Potty training is never particularly easy, but for Adrian Wood, teaching her little boy to use the bathroom has been more than tricky. Her toddler, Amos, has autism and other special needs, so they’ve been attending a “potty training camp” to try to help them through this process.
“I had no illusions it would be simple. He has been dry each night and he goes on the potty and is excited, but the click hasn’t happened,” she wrote on her Facebook page, Tales of an Educated Debutante. “The one where he knows to pee pee when he is on the potty. It’s more lucky right now than intentional and that’s a bit disappointing.”
Before heading to practice their afternoon potty training session, she and 3-year-old Amos stopped at a local Which Wich to pick up lunch. She placed Amos in a chair with his “blankie,” but before she could complete their order, he scampered off. She then heard the young woman at the counter ask if she had spilled a drink.
“It took me a few seconds and as my eyes darted to Amos’s drenched bottom, I had no way out other than to disclose the truth,” she wrote. “‘We’re potty training,’ I said, ‘he has autism and hasn’t really caught on yet,’ my voice on the verge of tears.”
Instead of passing any judgment or appearing bothered by the mess, this stranger offered Adrian complete support. “She paused, smiled, and said she understood, that she had a 2-year-old, and that he would get it, it may just take a little extra time,” Adrian wrote. “She gathered up paper towels and when I went to take them from her, she refused.”

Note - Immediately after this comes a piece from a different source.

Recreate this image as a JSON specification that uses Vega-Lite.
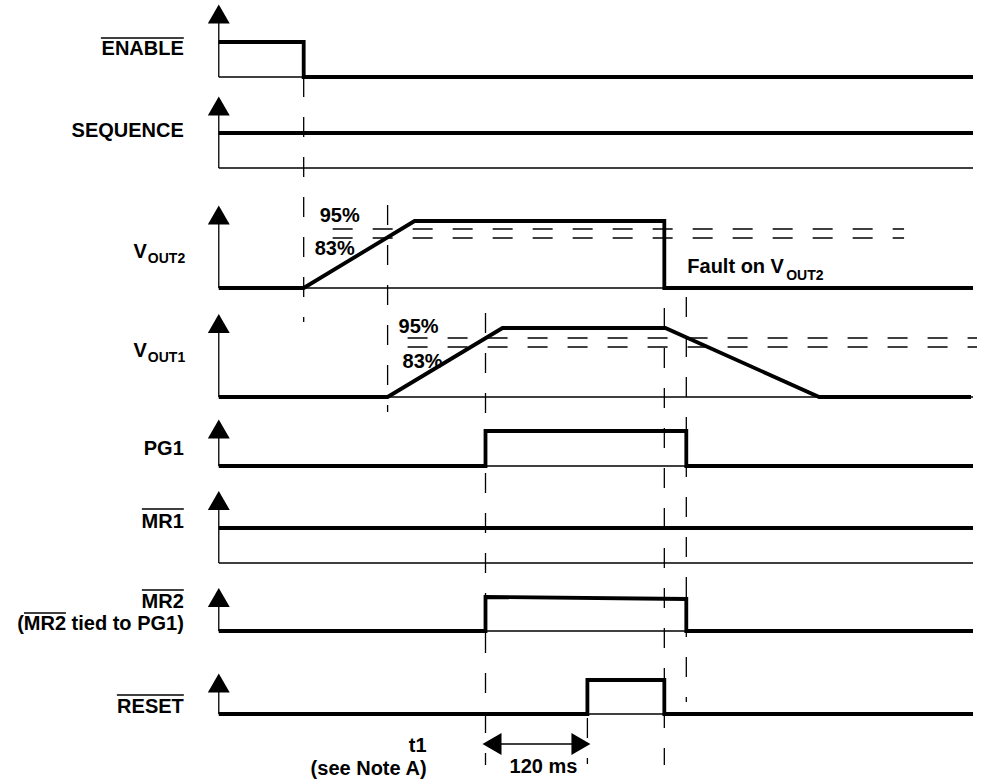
{
  "$schema": "https://vega.github.io/schema/vega-lite/v6.json",
  "width": 981,
  "height": 782,
  "autosize": {"type": "fit", "contains": "padding"},
  "padding": 0,
  "background": "white",
  "config": {
    "view": {"stroke": null},
    "text": {"font": "Liberation Sans", "fontWeight": "bold", "fontSize": 20, "color": "black"}
  },
  "datasets": {
    "sig": [
      {"s": "ENABLE", "i": 0, "x": 219, "y": 42}, {"s": "ENABLE", "i": 1, "x": 304, "y": 42}, {"s": "ENABLE", "i": 2, "x": 304, "y": 77}, {"s": "ENABLE", "i": 3, "x": 974, "y": 77},
      {"s": "SEQUENCE", "i": 0, "x": 219, "y": 133}, {"s": "SEQUENCE", "i": 1, "x": 974, "y": 133},
      {"s": "VOUT2", "i": 0, "x": 219, "y": 288}, {"s": "VOUT2", "i": 1, "x": 304, "y": 288}, {"s": "VOUT2", "i": 2, "x": 415, "y": 221}, {"s": "VOUT2", "i": 3, "x": 665, "y": 221}, {"s": "VOUT2", "i": 4, "x": 665, "y": 288}, {"s": "VOUT2", "i": 5, "x": 974, "y": 288},
      {"s": "VOUT1", "i": 0, "x": 219, "y": 397}, {"s": "VOUT1", "i": 1, "x": 388, "y": 397}, {"s": "VOUT1", "i": 2, "x": 503, "y": 328}, {"s": "VOUT1", "i": 3, "x": 666, "y": 328}, {"s": "VOUT1", "i": 4, "x": 820, "y": 397}, {"s": "VOUT1", "i": 5, "x": 972, "y": 397},
      {"s": "PG1", "i": 0, "x": 219, "y": 466}, {"s": "PG1", "i": 1, "x": 486, "y": 466}, {"s": "PG1", "i": 2, "x": 486, "y": 431}, {"s": "PG1", "i": 3, "x": 687, "y": 431}, {"s": "PG1", "i": 4, "x": 687, "y": 466}, {"s": "PG1", "i": 5, "x": 974, "y": 466},
      {"s": "MR1", "i": 0, "x": 219, "y": 528}, {"s": "MR1", "i": 1, "x": 974, "y": 528},
      {"s": "MR2", "i": 0, "x": 219, "y": 631}, {"s": "MR2", "i": 1, "x": 486, "y": 631}, {"s": "MR2", "i": 2, "x": 486, "y": 597}, {"s": "MR2", "i": 3, "x": 687, "y": 599}, {"s": "MR2", "i": 4, "x": 687, "y": 631}, {"s": "MR2", "i": 5, "x": 974, "y": 631},
      {"s": "RESET", "i": 0, "x": 219, "y": 714}, {"s": "RESET", "i": 1, "x": 588, "y": 714}, {"s": "RESET", "i": 2, "x": 588, "y": 680}, {"s": "RESET", "i": 3, "x": 665, "y": 680}, {"s": "RESET", "i": 4, "x": 665, "y": 714}, {"s": "RESET", "i": 5, "x": 974, "y": 714}
    ],
    "thin": [
      {"x": 219, "y": 77, "x2": 974, "y2": 77}, {"x": 219, "y": 168, "x2": 974, "y2": 168},
      {"x": 219, "y": 288, "x2": 974, "y2": 288}, {"x": 219, "y": 397, "x2": 974, "y2": 397},
      {"x": 219, "y": 466, "x2": 974, "y2": 466}, {"x": 219, "y": 563, "x2": 974, "y2": 563},
      {"x": 219, "y": 631, "x2": 974, "y2": 631}, {"x": 219, "y": 714, "x2": 974, "y2": 714},
      {"x": 219, "y": 18, "x2": 219, "y2": 77}, {"x": 219, "y": 110, "x2": 219, "y2": 168},
      {"x": 219, "y": 219, "x2": 219, "y2": 288}, {"x": 219, "y": 327, "x2": 219, "y2": 397},
      {"x": 219, "y": 432, "x2": 219, "y2": 466}, {"x": 219, "y": 504, "x2": 219, "y2": 563},
      {"x": 219, "y": 601, "x2": 219, "y2": 631}, {"x": 219, "y": 687, "x2": 219, "y2": 714}
    ],
    "mid": [
      {"x": 490, "y": 744, "x2": 584, "y2": 744},
      {"x": 101, "y": 38, "x2": 184, "y2": 38},
      {"x": 142, "y": 509, "x2": 184, "y2": 509},
      {"x": 142, "y": 590, "x2": 184, "y2": 590},
      {"x": 24, "y": 613, "x2": 66, "y2": 613},
      {"x": 117, "y": 695, "x2": 184, "y2": 695}
    ],
    "dash": [
      {"x": 304, "y": 77, "x2": 304, "y2": 322},
      {"x": 388, "y": 205, "x2": 388, "y2": 412},
      {"x": 486, "y": 313, "x2": 486, "y2": 765},
      {"x": 665, "y": 308, "x2": 665, "y2": 765},
      {"x": 687, "y": 297, "x2": 687, "y2": 702},
      {"x": 588, "y": 718, "x2": 588, "y2": 764},
      {"x": 333, "y": 229, "x2": 905, "y2": 229},
      {"x": 333, "y": 238, "x2": 905, "y2": 238},
      {"x": 408, "y": 338, "x2": 978, "y2": 338},
      {"x": 408, "y": 347, "x2": 978, "y2": 347}
    ],
    "heads": [
      {"x": 219, "y": 14, "sh": "triangle-up"}, {"x": 219, "y": 106, "sh": "triangle-up"},
      {"x": 219, "y": 215, "sh": "triangle-up"}, {"x": 219, "y": 323.5, "sh": "triangle-up"},
      {"x": 219, "y": 429, "sh": "triangle-up"}, {"x": 219, "y": 500.5, "sh": "triangle-up"},
      {"x": 219, "y": 597.5, "sh": "triangle-up"}, {"x": 219, "y": 683, "sh": "triangle-up"},
      {"x": 492.5, "y": 744, "sh": "triangle-left"}, {"x": 581.5, "y": 744, "sh": "triangle-right"}
    ],
    "txtR": [
      {"x": 184, "y": 55, "t": "ENABLE"},
      {"x": 184, "y": 137, "t": "SEQUENCE"},
      {"x": 147, "y": 258, "t": "V"},
      {"x": 147, "y": 357, "t": "V"},
      {"x": 184, "y": 455, "t": "PG1"},
      {"x": 184, "y": 528, "t": "MR1"},
      {"x": 184, "y": 608, "t": "MR2"},
      {"x": 184, "y": 630, "t": "(MR2 tied to PG1)"},
      {"x": 184, "y": 713, "t": "RESET"},
      {"x": 427, "y": 752, "t": "t1"},
      {"x": 427, "y": 775, "t": "(see Note A)"}
    ],
    "txtL": [
      {"x": 320, "y": 222, "t": "95%"},
      {"x": 315, "y": 255, "t": "83%"},
      {"x": 399, "y": 333, "t": "95%"},
      {"x": 403, "y": 368, "t": "83%"},
      {"x": 688, "y": 273, "t": "Fault on V"}
    ],
    "txtS": [
      {"x": 148, "y": 263, "t": "OUT2"},
      {"x": 148, "y": 362, "t": "OUT1"},
      {"x": 787, "y": 280, "t": "OUT2"}
    ],
    "txtC": [
      {"x": 544, "y": 773, "t": "120 ms"}
    ]
  },
  "encoding": {
    "x": {"field": "x", "type": "quantitative", "axis": null, "scale": {"domain": [0, 981], "nice": false, "zero": false}},
    "y": {"field": "y", "type": "quantitative", "axis": null, "scale": {"domain": [0, 782], "nice": false, "zero": false, "reverse": true}}
  },
  "layer": [
    {
      "data": {"name": "thin"},
      "mark": {"type": "rule", "color": "black", "strokeWidth": 1.3},
      "encoding": {"x2": {"field": "x2"}, "y2": {"field": "y2"}}
    },
    {
      "data": {"name": "dash"},
      "mark": {"type": "rule", "color": "black", "strokeWidth": 1.3, "strokeDash": [20, 20]},
      "encoding": {"x2": {"field": "x2"}, "y2": {"field": "y2"}}
    },
    {
      "data": {"name": "mid"},
      "mark": {"type": "rule", "color": "black", "strokeWidth": 1.7},
      "encoding": {"x2": {"field": "x2"}, "y2": {"field": "y2"}}
    },
    {
      "data": {"name": "sig"},
      "mark": {"type": "line", "color": "black", "strokeWidth": 3.8, "strokeJoin": "miter"},
      "encoding": {"detail": {"field": "s"}, "order": {"field": "i", "type": "quantitative"}}
    },
    {
      "data": {"name": "heads"},
      "mark": {"type": "point", "filled": true, "color": "black", "opacity": 1, "size": 480, "strokeWidth": 0},
      "encoding": {"shape": {"field": "sh", "type": "nominal", "scale": null, "legend": null}}
    },
    {
      "data": {"name": "txtR"},
      "mark": {"type": "text", "align": "right", "baseline": "alphabetic"},
      "encoding": {"text": {"field": "t"}}
    },
    {
      "data": {"name": "txtL"},
      "mark": {"type": "text", "align": "left", "baseline": "alphabetic"},
      "encoding": {"text": {"field": "t"}}
    },
    {
      "data": {"name": "txtS"},
      "mark": {"type": "text", "align": "left", "baseline": "alphabetic", "fontSize": 14},
      "encoding": {"text": {"field": "t"}}
    },
    {
      "data": {"name": "txtC"},
      "mark": {"type": "text", "align": "center", "baseline": "alphabetic"},
      "encoding": {"text": {"field": "t"}}
    }
  ]
}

The woman told Adrian that she was happy to take care of it as she wiped down the chair and floor and found a plastic bag for his drenched blanket that was “caught in the crossfire.” After she finished cleaning, she walked over to the pair. “[She] spoke to Amos, engaging him in conversation though it was largely one sided,” she wrote. “You see, it was such a gift, that gesture. It was more than the simple acceptance of a puddle of urine in a sandwich shop. There was no judgment behind the observation, no raised eyebrow, no silent stare, only kindness.”
Adrian is more than grateful for the compassion that she witnessed in this stranger’s hands, words, and eyes. “[It was] kindness that traveled as acceptance, and reminded a mother to remember that Amos is enough, regardless of his learning curve,” she wrote. “Thank you, Which Wich. We’ll be back.”